Kerry warns Congress over shutdown
US secretary of state John Kerry has urged Congress to end the partial government shutdown and think "long and hard" about the message the US sends the world when "we can't get our own act together".
Mr Kerry is in Bali for an economic summit of Asian leaders. President Barack Obama had planned to attend but cancelled his travel plans to remain in Washington and deal with the shutdown, now into its fifth day. Mr Kerry is now heading the US delegation in the talks.
Mr Kerry said that America's "friends and foes" around the world should not mistake the government shutdown as anything other than a "moment of politics".
"When we get this moment of political silliness behind us we will get back on a track the world will respect and want to be part of," he said at a news conference.
He called on recalcitrant lawmakers to "end it now, end it today".
Mr Kerry vowed that the United States would continue to fulfil its responsibilities during the partial shutdown that has crippled large parts of the federal government and locked thousands of government employees out of their offices.
"To all of our friends and foes around the world: Do not mistake this momentary episode in American politics for anything less than a moment of politics or anything more than a moment of politics," Mr Kerry said.

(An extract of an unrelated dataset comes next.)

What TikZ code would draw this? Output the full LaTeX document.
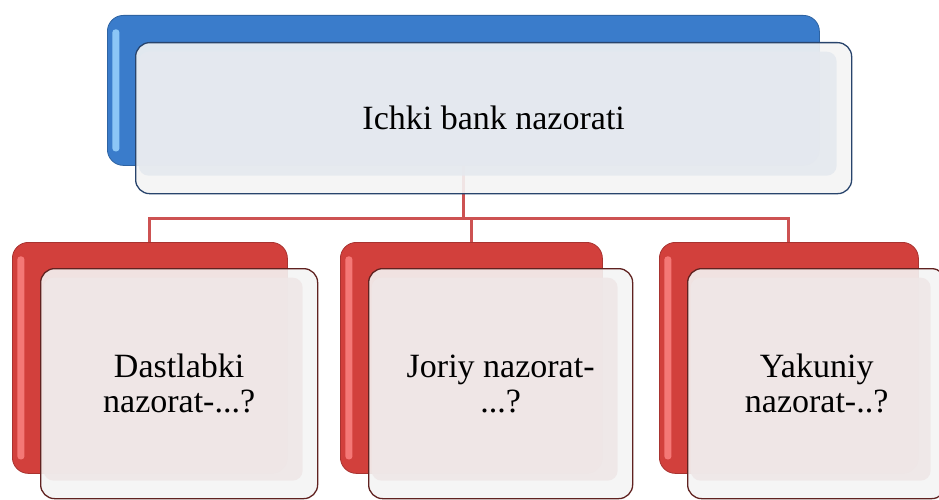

But he did note that security assistance to critical allies like Israel may be affected and that the Treasury Department's Office of Foreign Assets Control, which oversees sanctions on rogue countries like Iran, had been forced to temporarily lay off nearly all of its staff.
He stressed that he believed the shutdown would not be long term and rejected the notion that the shutdown and Mr Obama's cancellation of his summit trip was a sign of "weakness."
"I don't believe that anyone believes that this is a moment of weakness," Mr Kerry said. "There isn't one leader here who wouldn't make the same decision if they had to deal with a domestic challenge."